"Water and Sanitation: Faith Roles in Responding to Global Challenges" Meeting Report
June 15, 2011
On the morning of March 18, 2011, the Berkley Center for Religion, Peace, and World Affairs and the World Faiths Development Dialogue (WFDD) hosted a meeting exploring faith dimensions of water, sanitation, and hygiene (WASH). The meeting’s goal, held four days before World Water Day, was to work towards developing an agenda for further research by the Berkley Center and WFDD. The meeting offered an opportunity for a free-flowing exchange of views and ideas on the global WASH agenda and on what approaches promise the greatest impact. This summary captures the broad themes that emerged in the conversation. A list of participants is included on the last page.
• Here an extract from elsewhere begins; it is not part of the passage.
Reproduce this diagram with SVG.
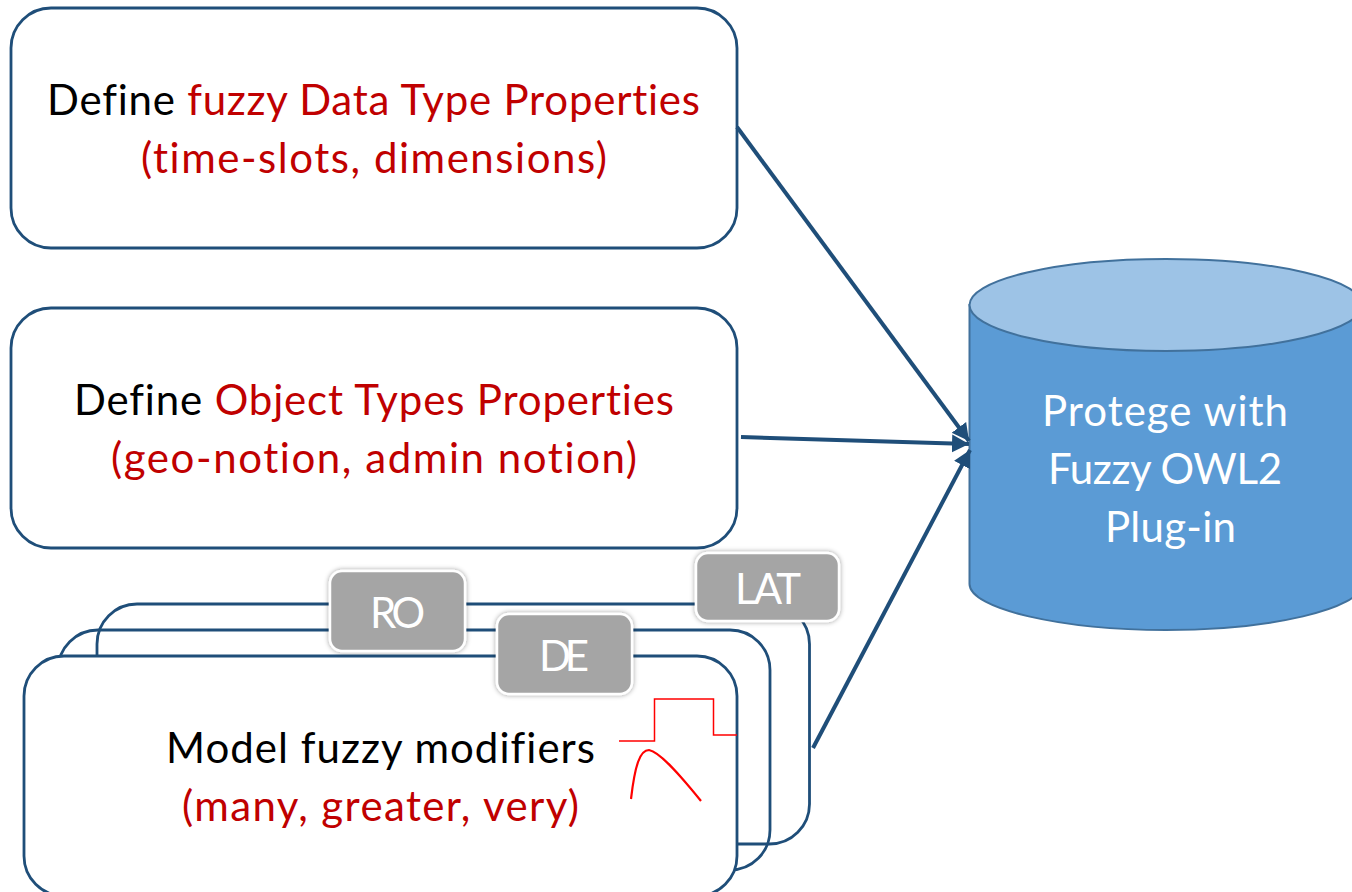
<svg xmlns="http://www.w3.org/2000/svg" width="1352" height="892" viewBox="0 0 1352 892">
<style>
text{font-family:"Lato","Open Sans",sans-serif;font-size:42px;text-anchor:middle;font-variant-ligatures:none}
.box{fill:#fff;stroke:#1f4e79;stroke-width:2.8}
.back{fill:none;stroke:#1f4e79;stroke-width:2.8}
.k{fill:#000}.r{fill:#c00000}
.tag{fill:#a5a5a5;stroke:#fff;stroke-width:2.5;filter:url(#sh)}
.w{fill:#fff}
.c{fill:none;stroke:#1f4e79;stroke-width:4}
.ry{fill:none;stroke:#ff0000}
</style>
<defs>
<filter id="sh" x="-10%" y="-10%" width="120%" height="120%"><feDropShadow dx="0" dy="0" stdDeviation="2.5" flood-color="#000" flood-opacity="0.4"/></filter>
<marker id="a" markerUnits="userSpaceOnUse" markerWidth="22" markerHeight="22" refX="17" refY="9" orient="auto"><path d="M0 0L17 9L0 18Z" fill="#1f4e79"/></marker>
</defs>
<rect width="1352" height="892" fill="#fff"/>
<g id="node-datatype"><rect class="box" x="11" y="8" width="726" height="240" rx="40"/>
<text x="373.500" y="115" textLength="653"><tspan class="k">Define </tspan><tspan class="r">fuzzy Data Type Properties</tspan></text>
<text x="374" y="173" class="r" textLength="466">(time-slots, dimensions)</text></g>
<g id="node-object"><rect class="box" x="11" y="308" width="726" height="240" rx="40"/>
<text x="374" y="415" textLength="600"><tspan class="k">Define </tspan><tspan class="r">Object Types Properties</tspan></text>
<text x="374" y="473" class="r" textLength="526">(geo-notion, admin notion)</text></g>
<g id="node-card-lat"><rect class="back" x="97" y="604" width="712.500" height="240" rx="40"/></g>
<g id="node-card-de"><rect class="back" x="58" y="630" width="712" height="240" rx="40"/></g>
<g id="node-card-ro"><rect class="box" x="24" y="656" width="713" height="240" rx="40"/>
<text x="380.500" y="763" class="k" textLength="429">Model fuzzy modifiers</text>
<text x="380.500" y="821" class="r" textLength="397">(many, greater, very)</text></g>
<g id="node-ro"><rect class="tag" x="330" y="571" width="135" height="80" rx="12"/><text x="397.500" y="628" class="w" textLength="55">RO</text></g>
<g id="node-de"><rect class="tag" x="497" y="614" width="135" height="80" rx="12"/><text x="564" y="671" class="w" textLength="50">DE</text></g>
<g id="node-lat"><rect class="tag" x="696" y="553" width="143" height="68" rx="12"/><text x="768" y="604" class="w" textLength="66">LAT</text></g>
<g id="node-curves"><path class="ry" stroke-width="1.5" d="M619 741H654.500V699H713.500V735H737"/>
<path class="ry" stroke-width="2.2" d="M631 799C635 765 640 750 649 750C660 752 680 775 701 801"/></g>
<g id="node-db"><path d="M969.500 305V584C969.500 609 1062 630 1166 630C1270 630 1362 609 1362 584V305Z" fill="#5b9bd5" stroke="#41719c" stroke-width="2"/>
<ellipse cx="1166" cy="305" rx="196.500" ry="46" fill="#9dc3e6" stroke="#41719c" stroke-width="2"/>
<text x="1165" y="426" class="w" textLength="246">Protege with</text>
<text x="1165" y="484" class="w" textLength="234">Fuzzy OWL2</text>
<text x="1170.500" y="542" class="w" textLength="131">Plug-in</text></g>
<g id="connectors">
<line class="c" x1="737" y1="127" x2="969" y2="441" marker-end="url(#a)"/>
<line class="c" x1="741" y1="437" x2="969" y2="444" marker-end="url(#a)"/>
<line class="c" x1="813" y1="748" x2="970" y2="450" marker-end="url(#a)"/>
</g>
</svg>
The meeting began with an overview of the mission and activities of the Berkley Center and WFDD, giving particular attention to the multi-year survey of critical issues at the intersection of religion and international development, undertaken with the support of the Henry R. Luce Foundation. Previous investigations have focused on tuberculosis, malaria, HIV/AIDS, governance issues, gender, and shelter; they have tracked the engagement of faith-inspired organizations around a set of core policy challenges, with an emphasis on common problems, ethical commitments, and best practices. The group agreed on the importance of addressing sanitation, hygiene, and behavioral change alongside issues of water access, and thinking not only of water quantity but quality; to use the language of the UN Human Rights declaration, water that is “safe, clean, accessible, and affordable.” The hope is that the forthcoming report will provide an evaluation of relevant projects, describing what is being provided by faith-inspired organizations “on the ground,” as well as identifying potential bottlenecks around these issues.